I am not going to crack a pathetic #MAGA joke, but let’s!

Maximilian Auffhammer View All

Maximilian Auffhammer is the George Pardee Professor of International Sustainable Development at the University of California Berkeley. His fields of expertise are environmental and energy economics, with a specific focus on the impacts and regulation of climate change and air pollution.

10 thoughts on “Energy Dominance Leave a comment

  1. Thoroughly disagree with your thoughts.
    Share doesn’t matter. What matters is breakeven price.
    Right now the US is the marginal producer of energy. The reason the price of oil has been hovering around $45-55 is that there is right around where US producers breakeven, so competitive pressures push the price there.
    This actually means the US could play a huge role in world market prices. Simple taxes raising the price of oil produced in the US would raise world wide prices.
    Now, could other entities jump in and try to drive the price up or down? Yes. But if they’re infra- or super-marginal, then they can’t shift price at all.
    Over the short run then, the US can absolutely affect worldwide prices. Over the medium run: call it 3-10 years, that won’t be true.

  2. Stephen Lord,

    I disagree with you assertion that sustainable development is central planning. Providing subsidies for renewable energy development that internalize the environmental costs of CO2 emissions is consistent with competition in that it makes competitive markets more efficient. The current 30 percent federal investment tax credit approximately performs that function today and makes large-scale solar PV and onshore wind (but not offshore wind, which is outrageously expensive) competitive with fossil fuel generation.
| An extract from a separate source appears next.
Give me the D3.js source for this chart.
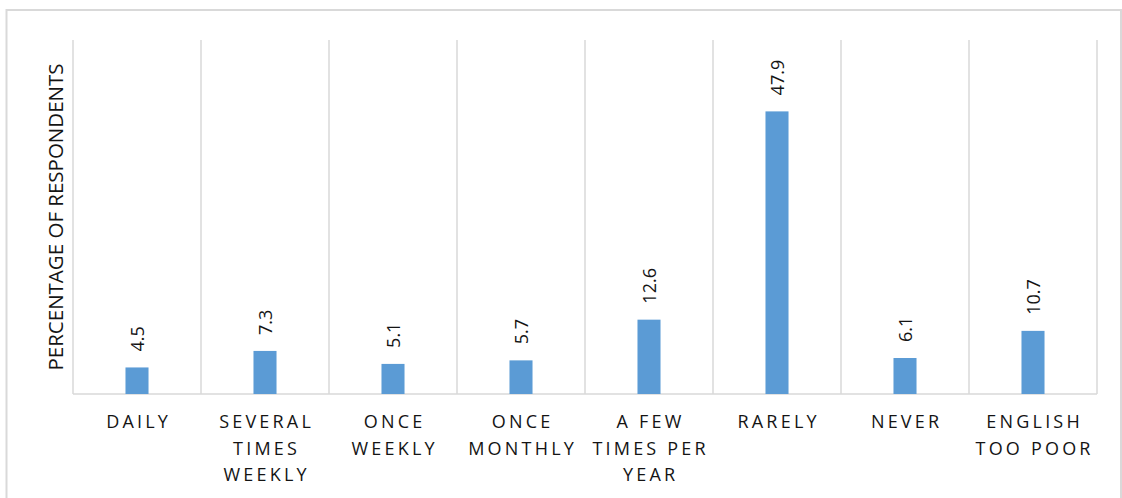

    Trump’s talk about competition is nothing more than a thoughtless knee-jerk reaction.

  3. Even OPEC has not been dominant. The 10-fold increase in oil prices during the 1970s is largely explainable as resulting from the Hotelling shocks of falling perceived reserves, rising backstop costs, and falling real interest rates. The effect of OPEC on market power was to end the monopsony of the “Seven Sisters,” the Shah of Iran and other leaders with truncated property rights, who had been artificially depressing the price of oil. But in the early 80s, the Hotelling forces reversed (especially interest rates) and OPEC couldn’t do much to stop prices from falling (“Oil Prices without OPEC: A Walk on the Supply-Side”).

  4. Your title says it all. You have a vested interest in sustainable development which is effectively central planning. What The President is talking about is competition. The thing about free markets is that they are innovative. Your points are very valid particularly the West Coast obstructionism but that could be dealt with by executive order under the Interstate Commerce Clause as the Western State would be preventing more inland states from exporting which is an obvious restraint of trade. The other obvious effect will be that imports to the US from Canada and Mexico will drop and they will be forced to export. Canada already has export facilities for coal and is trying to get more direct exports for oil from the West Coast. Mexico already has LNG export facilities owned by Sempra and locating other export facilities in Mexico are likely. The energy market is worldwide and notoriously susceptible to small changes in the balance of supply and demand as there is short term price insensitivity so we do not need to make a big change in supply to have a big impact. You also ignored the importance of Alaskan exports which are now permitted. Alaska is in a great position to supply our Asian allies Japan, S.Korean and Taiwan who would love alternate sources of supply that do not go through the South China sea and Alaska is not obstructionist. You also overlook the desperate need for money of the California State government and Jerry Brown has already floated the idea of overturning the offshore drilling ban.

  5. Very insightful. Dominance also implies a willingness of others to be dominated. But the others in the world want their own energy security and independence. As you suggest, we should instead strive for global leadership in scientific research and commercial development along the supply chains for modern energy infrastructure and services.